The Perils of Deflation
For so long central banks and policy makers have been obsessed with inflation but with inflation falling the dangers of deflation are now on the horizon. In the USA, Britain and the euro zone inflation is dropping below the 2% target and Japan is struggling to maintain higher prices. Why is deflation bad:
1. Money made today will be worth less tomorrow so investment is discouraged
2. Goods cheaper tomorrow reduces consumption and therefore aggregate demand
3. Central banks struggle to set real interest rates which are stimulatory
4. People who borrow money find that what they owe is worth more in real terms
5. Demand runs below the economy’s capacity to supply goods and services leaving an output gap. This can lead to unemployment and wage cuts which worsens the situation
One of the main problems at present is the fact that Central Banks are running out of ammunition – interest rate cuts – as rates are close to 0%. Therefore in order to stimulate demand they now have to use fiscal policy and more government spending would assist especially in areas that are in need – e.g. roads, bridges etc.
Would US public infrastructure spending drive up prices?
Some alarming figures have been banded about with regard to America’s infrastructure. It is estimated that over 700,000 bridges are rated as structurally deficient. In 2009 Americans lost approximately $78 billion to traffic delays – inefficient use of time and petrol costs.
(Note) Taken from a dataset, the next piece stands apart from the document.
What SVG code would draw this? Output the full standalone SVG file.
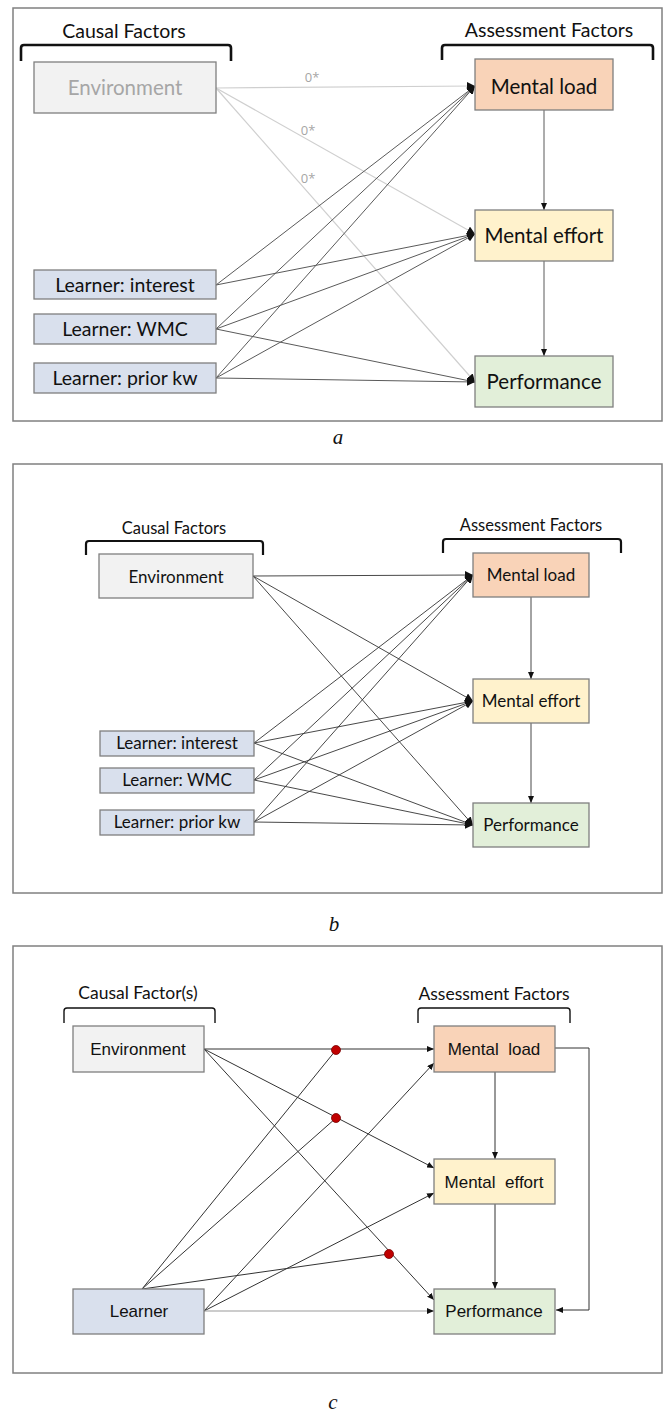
<svg xmlns="http://www.w3.org/2000/svg" width="667" height="1413" viewBox="0 0 667 1413">
<defs>
<marker id="ah" markerUnits="userSpaceOnUse" markerWidth="9" markerHeight="8" refX="8" refY="4" orient="auto"><path d="M0,0 L8,4 L0,8 z" fill="#111"/></marker>
<marker id="ahs" markerUnits="userSpaceOnUse" markerWidth="7" markerHeight="6" refX="7" refY="3" orient="auto"><path d="M0,0 L7,3 L0,6 z" fill="#111"/></marker>
<style>
.frame{fill:#fff;stroke:#808080;stroke-width:1.5}
.br{fill:none;stroke:#111;stroke-linejoin:round}
.box{stroke:#7f7f7f;stroke-width:1.3}
.env{fill:#f2f2f2}
.ml{fill:#f9d3b8}
.me{fill:#fff2cc}
.pf{fill:#e2efd9}
.lr{fill:#d9e0ed}
.cal{font-family:Lato,"Open Sans",sans-serif;fill:#111;text-anchor:middle}
.ari{font-family:"Liberation Sans",Arial,sans-serif;fill:#111;text-anchor:middle}
.cap{font-family:"Liberation Serif","Times New Roman",serif;font-style:italic;font-size:21px;fill:#111;text-anchor:middle}
.la{stroke:#5a5a5a;stroke-width:1;fill:none}
.lg{stroke:#cfcfcf;stroke-width:1.2;fill:none}
.lb{stroke:#333;stroke-width:0.9;fill:none}
.lc{stroke:#333;stroke-width:1;fill:none}
.dot{fill:#c00000;stroke:#7a0000;stroke-width:0.8}
</style>
</defs>
<rect width="667" height="1413" fill="#fff"/>

<!-- Panel a -->
<g id="panel-a">
<rect class="frame" x="13" y="8" width="649" height="413"/>
<g id="a-causal-label"><text class="cal" x="124" y="38" font-size="19.5">Causal Factors</text>
<path class="br" stroke-width="2.6" d="M21,61 V48 Q21,45 24,45 H228 Q231,45 231,48 V61"/></g>
<g id="a-assess-label"><text class="cal" x="549" y="37" font-size="19.5">Assessment Factors</text>
<path class="br" stroke-width="2.6" d="M442,60 V48 Q442,45 445,45 H650 Q653,45 653,48 V60"/></g>
<g id="a-connectors">
<line class="lg" x1="216" y1="88" x2="475" y2="86" marker-end="url(#ah)"/>
<line class="lg" x1="216" y1="88" x2="475" y2="234" marker-end="url(#ah)"/>
<line class="lg" x1="216" y1="88" x2="475" y2="382" marker-end="url(#ah)"/>
<line class="la" x1="216" y1="285" x2="475" y2="86" marker-end="url(#ah)"/>
<line class="la" x1="216" y1="285" x2="475" y2="234" marker-end="url(#ah)"/>
<line class="la" x1="216" y1="329" x2="475" y2="86" marker-end="url(#ah)"/>
<line class="la" x1="216" y1="329" x2="475" y2="234" marker-end="url(#ah)"/>
<line class="la" x1="216" y1="329" x2="475" y2="382" marker-end="url(#ah)"/>
<line class="la" x1="216" y1="378" x2="475" y2="86" marker-end="url(#ah)"/>
<line class="la" x1="216" y1="378" x2="475" y2="234" marker-end="url(#ah)"/>
<line class="la" x1="216" y1="378" x2="475" y2="382" marker-end="url(#ah)"/>
<line class="la" x1="544" y1="110" x2="544" y2="210" marker-end="url(#ahs)"/>
<line class="la" x1="544" y1="261" x2="544" y2="356" marker-end="url(#ahs)"/>
<g font-family="'Open Sans',Lato,sans-serif" font-size="13" fill="#a6a6a6" text-anchor="middle">
<text x="312" y="82">0*</text><text x="308" y="135">0*</text><text x="308" y="183">0*</text></g>
</g>
<g id="a-env"><rect class="box env" x="34" y="62" width="182" height="51" stroke="#c8c8c8"/><text class="cal" x="125" y="95" font-size="20.5" style="fill:#a6a6a6">Environment</text></g>
<g id="a-ml"><rect class="box ml" x="475" y="59" width="138" height="51"/><text class="cal" x="544" y="94" font-size="20.5">Mental load</text></g>
<g id="a-me"><rect class="box me" x="475" y="210" width="138" height="51"/><text class="cal" x="544" y="243" font-size="20.5">Mental effort</text></g>
<g id="a-pf"><rect class="box pf" x="475" y="356" width="138" height="51"/><text class="cal" x="544" y="389" font-size="20.5">Performance</text></g>
<g id="a-li"><rect class="box lr" x="34" y="270" width="182" height="29"/><text class="cal" x="125" y="292" font-size="19.5">Learner: interest</text></g>
<g id="a-lw"><rect class="box lr" x="34" y="314" width="182" height="30"/><text class="cal" x="125" y="336" font-size="19.5">Learner: WMC</text></g>
<g id="a-lp"><rect class="box lr" x="34" y="363" width="182" height="30"/><text class="cal" x="125" y="385" font-size="19.5">Learner: prior kw</text></g>
<text class="cap" x="338" y="444">a</text>
</g>

<!-- Panel b -->
<g id="panel-b">
<rect class="frame" x="13" y="464" width="649" height="429"/>
<g id="b-causal-label"><text class="cal" x="174" y="534" font-size="16.5">Causal Factors</text>
<path class="br" stroke-width="2.2" d="M86,555 V544 Q86,541 89,541 H260 Q263,541 263,544 V555"/></g>
<g id="b-assess-label"><text class="cal" x="531" y="531" font-size="16.5">Assessment Factors</text>
<path class="br" stroke-width="2.2" d="M443,553 V542 Q443,539 446,539 H618 Q621,539 621,542 V553"/></g>
<g id="b-connectors">
<line class="lb" x1="253" y1="576" x2="473" y2="575" marker-end="url(#ah)"/>
<line class="lb" x1="253" y1="576" x2="473" y2="701" marker-end="url(#ah)"/>
<line class="lb" x1="253" y1="576" x2="473" y2="825" marker-end="url(#ah)"/>
<line class="lb" x1="254" y1="743" x2="473" y2="575" marker-end="url(#ah)"/>
<line class="lb" x1="254" y1="743" x2="473" y2="701" marker-end="url(#ah)"/>
<line class="lb" x1="254" y1="743" x2="473" y2="825" marker-end="url(#ah)"/>
<line class="lb" x1="254" y1="780" x2="473" y2="575" marker-end="url(#ah)"/>
<line class="lb" x1="254" y1="780" x2="473" y2="701" marker-end="url(#ah)"/>
<line class="lb" x1="254" y1="780" x2="473" y2="825" marker-end="url(#ah)"/>
<line class="lb" x1="254" y1="822" x2="473" y2="575" marker-end="url(#ah)"/>
<line class="lb" x1="254" y1="822" x2="473" y2="701" marker-end="url(#ah)"/>
<line class="lb" x1="254" y1="822" x2="473" y2="825" marker-end="url(#ah)"/>
<line class="lb" x1="531" y1="597" x2="531" y2="679" marker-end="url(#ahs)"/>
<line class="lb" x1="531" y1="723" x2="531" y2="803" marker-end="url(#ahs)"/>
</g>
<g id="b-env"><rect class="box env" x="99" y="554" width="154" height="44"/><text class="cal" x="176" y="583" font-size="17">Environment</text></g>
<g id="b-ml"><rect class="box ml" x="473" y="553" width="116" height="44"/><text class="cal" x="531" y="581" font-size="17">Mental load</text></g>
<g id="b-me"><rect class="box me" x="473" y="679" width="116" height="44"/><text class="cal" x="531" y="707" font-size="17">Mental effort</text></g>
<g id="b-pf"><rect class="box pf" x="473" y="803" width="116" height="44"/><text class="cal" x="531" y="831" font-size="17">Performance</text></g>
<g id="b-li"><rect class="box lr" x="100" y="731" width="154" height="25"/><text class="cal" x="177" y="749" font-size="17">Learner: interest</text></g>
<g id="b-lw"><rect class="box lr" x="100" y="768" width="154" height="25"/><text class="cal" x="177" y="786" font-size="17">Learner: WMC</text></g>
<g id="b-lp"><rect class="box lr" x="100" y="810" width="154" height="25"/><text class="cal" x="177" y="828" font-size="17">Learner: prior kw</text></g>
<text class="cap" x="334" y="931">b</text>
</g>

<!-- Panel c -->
<g id="panel-c">
<rect class="frame" x="13" y="946" width="649" height="427"/>
<g id="c-causal-label"><text class="cal" x="138" y="999" font-size="17.5">Causal Factor(s)</text>
<path class="br" stroke-width="1.4" d="M64,1023 V1011 Q64,1008 67,1008 H212 Q215,1008 215,1011 V1023"/></g>
<g id="c-assess-label"><text class="cal" x="494" y="1000" font-size="17.5">Assessment Factors</text>
<path class="br" stroke-width="1.4" d="M418,1023 V1011 Q418,1008 421,1008 H567 Q570,1008 570,1011 V1023"/></g>
<g id="c-connectors">
<line class="lc" x1="204" y1="1049" x2="434" y2="1049" marker-end="url(#ahs)"/>
<line class="lc" x1="204" y1="1049" x2="434" y2="1168" marker-end="url(#ahs)"/>
<line class="lc" x1="204" y1="1049" x2="434" y2="1300" marker-end="url(#ahs)"/>
<line class="lc" x1="142" y1="1289" x2="336" y2="1050"/>
<line class="lc" x1="142" y1="1289" x2="336" y2="1118"/>
<line class="lc" x1="142" y1="1289" x2="389" y2="1254"/>
<line class="lc" x1="204" y1="1311" x2="434" y2="1063" marker-end="url(#ahs)"/>
<line class="lc" x1="204" y1="1311" x2="434" y2="1193" marker-end="url(#ahs)"/>
<line x1="204" y1="1311" x2="434" y2="1311" stroke="#999" stroke-width="1.2" marker-end="url(#ahs)"/>
<line class="lc" x1="495" y1="1072" x2="495" y2="1159" marker-end="url(#ahs)"/>
<line class="lc" x1="495" y1="1204" x2="495" y2="1289" marker-end="url(#ahs)"/>
<polyline class="lc" points="555,1048 589,1048 589,1310 556,1310" marker-end="url(#ahs)"/>
<circle class="dot" cx="336" cy="1050" r="4.5"/>
<circle class="dot" cx="336" cy="1118" r="4.5"/>
<circle class="dot" cx="389" cy="1254" r="4.5"/>
</g>
<g id="c-env"><rect class="box env" x="73" y="1026" width="131" height="46" stroke="#666"/><text class="ari" x="138" y="1055" font-size="17">Environment</text></g>
<g id="c-ml"><rect class="box ml" x="434" y="1026" width="121" height="46" stroke="#666"/><text class="ari" x="494" y="1055" font-size="17" xml:space="preserve">Mental  load</text></g>
<g id="c-me"><rect class="box me" x="434" y="1159" width="121" height="45" stroke="#666"/><text class="ari" x="494" y="1188" font-size="17" xml:space="preserve">Mental  effort</text></g>
<g id="c-pf"><rect class="box pf" x="434" y="1289" width="121" height="45" stroke="#666"/><text class="ari" x="494" y="1317" font-size="17">Performance</text></g>
<g id="c-lr"><rect class="box lr" x="73" y="1289" width="131" height="45" stroke="#666"/><text class="ari" x="139" y="1317" font-size="17">Learner</text></g>
<text class="cap" x="333" y="1409">c</text>
</g>
</svg>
Also crashes which to a large extent have been caused by road conditions, cost a further $230 billion.
According to the American Society of Civil Engineers the US needs to spend $2.2 trillion bring their infrastructure up to standard. The Congressional Budget Office estimated in 2011 that for every dollar the federal government spent on infrastructure the multiplier effect was up to 2.5. Other indicators state that every $1 billion spent on infrastructure creates 18,000 jobs, almost 30% more than if the same amount were used to cut personal income taxes. – The Economist
Positive Externalities from infrastructure.
Investment in infrastructure has a lot of positive externalities – faster traveling time for consumers and companies, spending less time on maintenance. Research has shown that the completion of a road led to an increase in economic activity between 3 and 8 times bigger than it initial outlay with eight years after its completion. But what must be considered is that now is the best time to invest in infrastructure as it is very cheap – much cheaper than it will be when the economy is going through a boom period.